Reading Festival gets into full swing today with a line up of top acts, including: The Offspring, New Found Glory, Jimmy Eat World, Pulp and Muse just to name a few. However, the festival does not only bring live music to many fans, but also a great financial boost to the economy.
Last year during the festival, the town of Reading accumulated £31 million from 90,000 visitors and in total spent £12 million on artists, supplies and staff. This resulted in a £16 million boost for the economy. Melvin Benn, Managing Director of Festival Republic stated, “Festivals and the live music industry contribute significantly to the British economy.”

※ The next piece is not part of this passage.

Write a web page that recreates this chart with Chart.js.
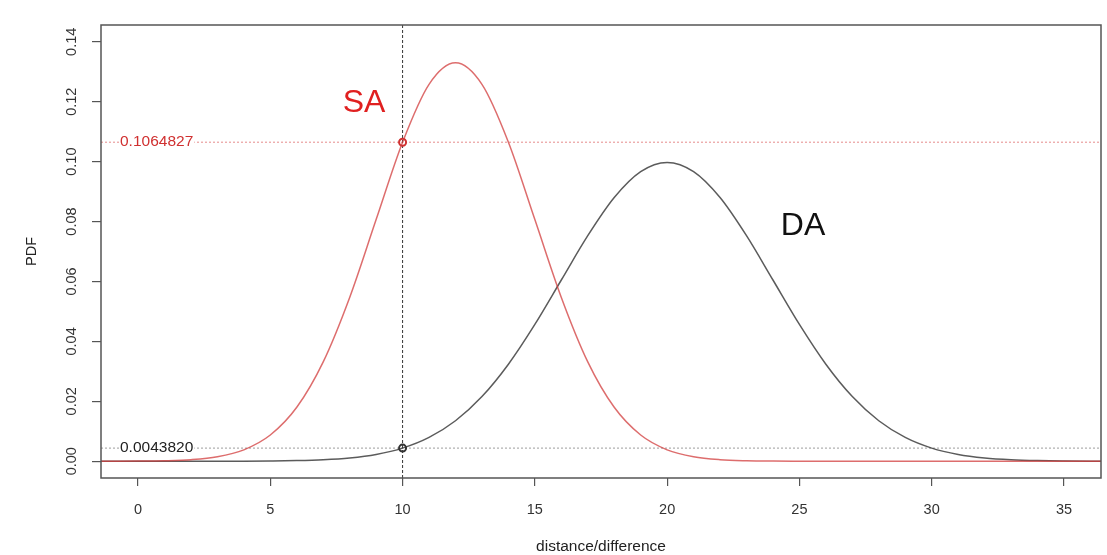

But it is not only Reading that benefits as many participants have been busy buying supplies needed for their weekend away. Commercial properties that will have benefitted from the festival are those that sell necessities like: camping equipment, footwear, food and drink, toiletries and clothing.
Conversely, many shops and local businesses will see their takings drop during the bank holiday weekend as many local people will simply avoid the town centre due to the mass of festival crowds. But it is just for one weekend and the pros of running the festival definitely outweigh the cons. Besides the festival has been running for 40 years, so surely local residents have got use to it by now. However, prices have changed over the last 40 years as in the 60’s you could get a weekend ticket for £2.50 and a day ticket for only one pound.
Participants are in for a treat this year as a supersized tent will house the Radio One/NME stage, which can hold 18,000 to 20,000 people. Melvin Benn who runs Festival Republic said, “I’ve bought a brand new tent for the second stage and it is the largest tent in Europe, it’s completely reshaped the site.” This year 87,000 people will embark upon Little Johns Farm in Richfield Avenue.